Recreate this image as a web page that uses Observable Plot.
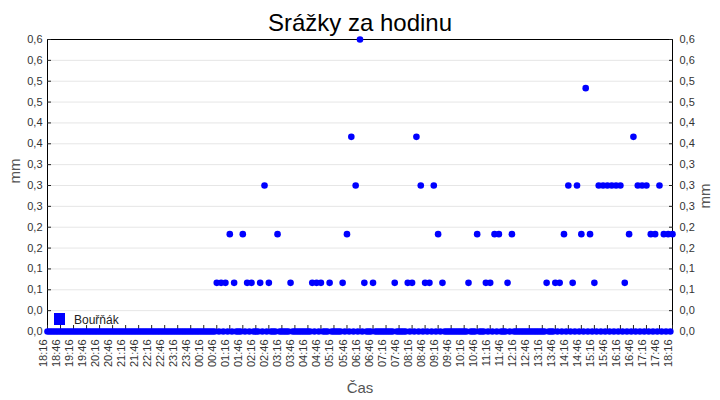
<!DOCTYPE html>
<html><head><meta charset="utf-8">
<script src="https://cdn.jsdelivr.net/npm/d3@7"></script>
<script src="https://cdn.jsdelivr.net/npm/@observablehq/plot@0.6"></script>
<style>
body{margin:0;background:#fff;}
#wrap{position:relative;width:720px;height:400px;font-family:"Liberation Sans",Arial,sans-serif;}
#title{position:absolute;left:0;top:11px;width:720px;text-align:center;font-size:24px;line-height:24px;color:#000;}
#legend .sw{position:absolute;left:54px;top:313px;width:11px;height:12px;background:#0000ff;}
#legend .lbl{position:absolute;left:74px;top:314px;font-size:12px;line-height:12px;color:#222;white-space:nowrap;}
</style></head><body>
<div id="wrap">
  <div id="chart"></div>
  <div id="title">Srážky za hodinu</div>
  <div id="legend"><span class="sw"></span><span class="lbl">Bouřňák</span></div>
</div>
<script>
// ---- data ----
const seriesName = "Bouřňák";
const startTime = "2000-01-01T18:16:00Z"; // first reading
const stepMinutes = 10;                   // readings at :16, :26, :36 ...
const offsetMinutes = 5;                  // intermediate readings at :21, :31 ...
// readings at 18:16, 18:26, ... 18:16 (next day)
const rain = [
  0,0,0,0,0,0,0,0,0,0,
  0,0,0,0,0,0,0,0,0,0,
  0,0,0,0,0,0,0,0,0,0,
  0,0,0,0,0,0,0,0,0,0.1,
  0.1,0.1,0.2,0.1,0,0.2,0.1,0.1,0,0.1,
  0.3,0.1,0,0.2,0,0,0.1,0,0,0,
  0,0.1,0.1,0.1,0,0.1,0,0,0.1,0.2,
  0.4,0.3,0.6,0.1,0,0.1,0,0,0,0,
  0.1,0,0,0.1,0.1,0.4,0.3,0.1,0.1,0.3,
  0.2,0.1,0,0,0,0,0,0.1,0,0.2,
  0,0.1,0.1,0.2,0.2,0,0.1,0.2,0,0,
  0,0,0,0,0,0.1,0,0.1,0.1,0.2,
  0.3,0.1,0.3,0.2,0.5,0.2,0.1,0.3,0.3,0.3,
  0.3,0.3,0.3,0.1,0.2,0.4,0.3,0.3,0.3,0.2,
  0.2,0.3,0.2,0.2,0.2
];
// intermediate readings at 18:21, 18:31, ... 18:11 (all zero)
const rainBetween = [
  0,0,0,0,0,0,0,0,0,0, 0,0,0,0,0,0,0,0,0,0, 0,0,0,0,0,0,0,0,0,0,
  0,0,0,0,0,0,0,0,0,0, 0,0,0,0,0,0,0,0,0,0, 0,0,0,0,0,0,0,0,0,0,
  0,0,0,0,0,0,0,0,0,0, 0,0,0,0,0,0,0,0,0,0, 0,0,0,0,0,0,0,0,0,0,
  0,0,0,0,0,0,0,0,0,0, 0,0,0,0,0,0,0,0,0,0, 0,0,0,0,0,0,0,0,0,0,
  0,0,0,0,0,0,0,0,0,0, 0,0,0,0,0,0,0,0,0,0, 0,0,0,0
];
const xTickLabels = ["18:16","18:46","19:16","19:46","20:16","20:46","21:16","21:46","22:16","22:46",
  "23:16","23:46","00:16","00:46","01:16","01:46","02:16","02:46","03:16","03:46",
  "04:16","04:46","05:16","05:46","06:16","06:46","07:16","07:46","08:16","08:46",
  "09:16","09:46","10:16","10:46","11:16","11:46","12:16","12:46","13:16","13:46",
  "14:16","14:46","15:16","15:46","16:16","16:46","17:16","17:46","18:16"];
const tickStepMinutes = 30;
const yMax = 0.6;
const yTickLabels = ["0,0","0,0","0,1","0,1","0,2","0,2","0,3","0,3","0,3","0,4","0,4","0,5","0,5","0,6","0,6"];
const yAxisTitle = "mm";
const xAxisTitle = "Čas";

// ---- derived tables ----
const t0 = Date.parse(startTime);
const data = [
  ...rainBetween.map((v, i) => ({time: new Date(t0 + (i * stepMinutes + offsetMinutes) * 60000), mm: v})),
  ...rain.map((v, i) => ({time: new Date(t0 + i * stepMinutes * 60000), mm: v}))
];
const tStart = new Date(t0), tEnd = new Date(t0 + (rain.length - 1) * stepMinutes * 60000);
const xTicks = xTickLabels.map((_, i) => new Date(t0 + i * tickStepMinutes * 60000));
const xLabelOf = new Map(xTicks.map((d, i) => [+d, xTickLabels[i]]));
const yTicks = yTickLabels.map((_, i) => i * yMax / (yTickLabels.length - 1));
const yLabelOf = new Map(yTicks.map((d, i) => [d, yTickLabels[i]]));

const chart = Plot.plot({
  width: 720, height: 400,
  marginTop: 39, marginBottom: 69, marginLeft: 47, marginRight: 48,
  style: {fontFamily: "'Liberation Sans', Arial, sans-serif", fontSize: "11px", color: "#333", background: "#fff"},
  x: {type: "utc", domain: [tStart, tEnd]},
  y: {domain: [0, yMax]},
  marks: [
    Plot.gridY({ticks: yTicks.slice(0, -1), stroke: "#e6e6e6", strokeOpacity: 1}),
    Plot.frame({stroke: "black"}),
    Plot.axisY({anchor: "left", ticks: yTicks, tickSize: -4, tickFormat: () => "", label: null, stroke: "#222"}),
    Plot.axisY({anchor: "right", ticks: yTicks, tickSize: -4, tickFormat: () => "", label: null, stroke: "#222"}),
    Plot.axisY({anchor: "left", ticks: yTicks, tickSize: 0, tickPadding: 5, tickFormat: d => yLabelOf.get(d), label: null, fill: "#333"}),
    Plot.axisY({anchor: "right", ticks: yTicks, tickSize: 0, tickPadding: 7, tickFormat: d => yLabelOf.get(d), label: null, fill: "#333"}),
    Plot.axisX({ticks: xTicks, tickSize: -6, tickFormat: () => "", label: null, stroke: "#222"}),
    Plot.axisX({ticks: xTicks, tickSize: 0, tickRotate: -90, tickPadding: 8, dx: -4, tickFormat: d => xLabelOf.get(+d), label: null, fill: "#333"}),
    Plot.text([yAxisTitle], {text: d => d, frameAnchor: "left", rotate: -90, dx: -32, dy: -2, fontSize: 15, fill: "#555"}),
    Plot.text([yAxisTitle], {text: d => d, frameAnchor: "right", rotate: -90, dx: 33, dy: -2, fontSize: 15, fill: "#555"}),
    Plot.text([xAxisTitle], {text: d => d, frameAnchor: "bottom", lineAnchor: "bottom", dy: 61, fontSize: 15, fill: "#555"}),
    Plot.dot(data, {x: "time", y: "mm", r: 3.3, fill: "#0000ff", stroke: null, title: d => seriesName})
  ]
});
document.getElementById("chart").appendChild(chart);
</script>
</body></html>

************

> [EXERCISE]:
Return to the listing above and set it down exactly, leaving out its pictures.

> [FULL RESPONSE]:
Recreate this image as a web page that uses Observable Plot.
<!DOCTYPE html>
<html><head><meta charset="utf-8">
<script src="https://cdn.jsdelivr.net/npm/d3@7"></script>
<script src="https://cdn.jsdelivr.net/npm/@observablehq/plot@0.6"></script>
<style>
body{margin:0;background:#fff;}
#wrap{position:relative;width:720px;height:400px;font-family:"Liberation Sans",Arial,sans-serif;}
#title{position:absolute;left:0;top:11px;width:720px;text-align:center;font-size:24px;line-height:24px;color:#000;}
#legend .sw{position:absolute;left:54px;top:313px;width:11px;height:12px;background:#0000ff;}
#legend .lbl{position:absolute;left:74px;top:314px;font-size:12px;line-height:12px;color:#222;white-space:nowrap;}
</style></head><body>
<div id="wrap">
  <div id="chart"></div>
  <div id="title">Srážky za hodinu</div>
  <div id="legend"><span class="sw"></span><span class="lbl">Bouřňák</span></div>
</div>
<script>
// ---- data ----
const seriesName = "Bouřňák";
const startTime = "2000-01-01T18:16:00Z"; // first reading
const stepMinutes = 10;                   // readings at :16, :26, :36 ...
const offsetMinutes = 5;                  // intermediate readings at :21, :31 ...
// readings at 18:16, 18:26, ... 18:16 (next day)
const rain = [
  0,0,0,0,0,0,0,0,0,0,
  0,0,0,0,0,0,0,0,0,0,
  0,0,0,0,0,0,0,0,0,0,
  0,0,0,0,0,0,0,0,0,0.1,
  0.1,0.1,0.2,0.1,0,0.2,0.1,0.1,0,0.1,
  0.3,0.1,0,0.2,0,0,0.1,0,0,0,
  0,0.1,0.1,0.1,0,0.1,0,0,0.1,0.2,
  0.4,0.3,0.6,0.1,0,0.1,0,0,0,0,
  0.1,0,0,0.1,0.1,0.4,0.3,0.1,0.1,0.3,
  0.2,0.1,0,0,0,0,0,0.1,0,0.2,
  0,0.1,0.1,0.2,0.2,0,0.1,0.2,0,0,
  0,0,0,0,0,0.1,0,0.1,0.1,0.2,
  0.3,0.1,0.3,0.2,0.5,0.2,0.1,0.3,0.3,0.3,
  0.3,0.3,0.3,0.1,0.2,0.4,0.3,0.3,0.3,0.2,
  0.2,0.3,0.2,0.2,0.2
];
// intermediate readings at 18:21, 18:31, ... 18:11 (all zero)
const rainBetween = [
  0,0,0,0,0,0,0,0,0,0, 0,0,0,0,0,0,0,0,0,0, 0,0,0,0,0,0,0,0,0,0,
  0,0,0,0,0,0,0,0,0,0, 0,0,0,0,0,0,0,0,0,0, 0,0,0,0,0,0,0,0,0,0,
  0,0,0,0,0,0,0,0,0,0, 0,0,0,0,0,0,0,0,0,0, 0,0,0,0,0,0,0,0,0,0,
  0,0,0,0,0,0,0,0,0,0, 0,0,0,0,0,0,0,0,0,0, 0,0,0,0,0,0,0,0,0,0,
  0,0,0,0,0,0,0,0,0,0, 0,0,0,0,0,0,0,0,0,0, 0,0,0,0
];
const xTickLabels = ["18:16","18:46","19:16","19:46","20:16","20:46","21:16","21:46","22:16","22:46",
  "23:16","23:46","00:16","00:46","01:16","01:46","02:16","02:46","03:16","03:46",
  "04:16","04:46","05:16","05:46","06:16","06:46","07:16","07:46","08:16","08:46",
  "09:16","09:46","10:16","10:46","11:16","11:46","12:16","12:46","13:16","13:46",
  "14:16","14:46","15:16","15:46","16:16","16:46","17:16","17:46","18:16"];
const tickStepMinutes = 30;
const yMax = 0.6;
const yTickLabels = ["0,0","0,0","0,1","0,1","0,2","0,2","0,3","0,3","0,3","0,4","0,4","0,5","0,5","0,6","0,6"];
const yAxisTitle = "mm";
const xAxisTitle = "Čas";

// ---- derived tables ----
const t0 = Date.parse(startTime);
const data = [
  ...rainBetween.map((v, i) => ({time: new Date(t0 + (i * stepMinutes + offsetMinutes) * 60000), mm: v})),
  ...rain.map((v, i) => ({time: new Date(t0 + i * stepMinutes * 60000), mm: v}))
];
const tStart = new Date(t0), tEnd = new Date(t0 + (rain.length - 1) * stepMinutes * 60000);
const xTicks = xTickLabels.map((_, i) => new Date(t0 + i * tickStepMinutes * 60000));
const xLabelOf = new Map(xTicks.map((d, i) => [+d, xTickLabels[i]]));
const yTicks = yTickLabels.map((_, i) => i * yMax / (yTickLabels.length - 1));
const yLabelOf = new Map(yTicks.map((d, i) => [d, yTickLabels[i]]));

const chart = Plot.plot({
  width: 720, height: 400,
  marginTop: 39, marginBottom: 69, marginLeft: 47, marginRight: 48,
  style: {fontFamily: "'Liberation Sans', Arial, sans-serif", fontSize: "11px", color: "#333", background: "#fff"},
  x: {type: "utc", domain: [tStart, tEnd]},
  y: {domain: [0, yMax]},
  marks: [
    Plot.gridY({ticks: yTicks.slice(0, -1), stroke: "#e6e6e6", strokeOpacity: 1}),
    Plot.frame({stroke: "black"}),
    Plot.axisY({anchor: "left", ticks: yTicks, tickSize: -4, tickFormat: () => "", label: null, stroke: "#222"}),
    Plot.axisY({anchor: "right", ticks: yTicks, tickSize: -4, tickFormat: () => "", label: null, stroke: "#222"}),
    Plot.axisY({anchor: "left", ticks: yTicks, tickSize: 0, tickPadding: 5, tickFormat: d => yLabelOf.get(d), label: null, fill: "#333"}),
    Plot.axisY({anchor: "right", ticks: yTicks, tickSize: 0, tickPadding: 7, tickFormat: d => yLabelOf.get(d), label: null, fill: "#333"}),
    Plot.axisX({ticks: xTicks, tickSize: -6, tickFormat: () => "", label: null, stroke: "#222"}),
    Plot.axisX({ticks: xTicks, tickSize: 0, tickRotate: -90, tickPadding: 8, dx: -4, tickFormat: d => xLabelOf.get(+d), label: null, fill: "#333"}),
    Plot.text([yAxisTitle], {text: d => d, frameAnchor: "left", rotate: -90, dx: -32, dy: -2, fontSize: 15, fill: "#555"}),
    Plot.text([yAxisTitle], {text: d => d, frameAnchor: "right", rotate: -90, dx: 33, dy: -2, fontSize: 15, fill: "#555"}),
    Plot.text([xAxisTitle], {text: d => d, frameAnchor: "bottom", lineAnchor: "bottom", dy: 61, fontSize: 15, fill: "#555"}),
    Plot.dot(data, {x: "time", y: "mm", r: 3.3, fill: "#0000ff", stroke: null, title: d => seriesName})
  ]
});
document.getElementById("chart").appendChild(chart);
</script>
</body></html>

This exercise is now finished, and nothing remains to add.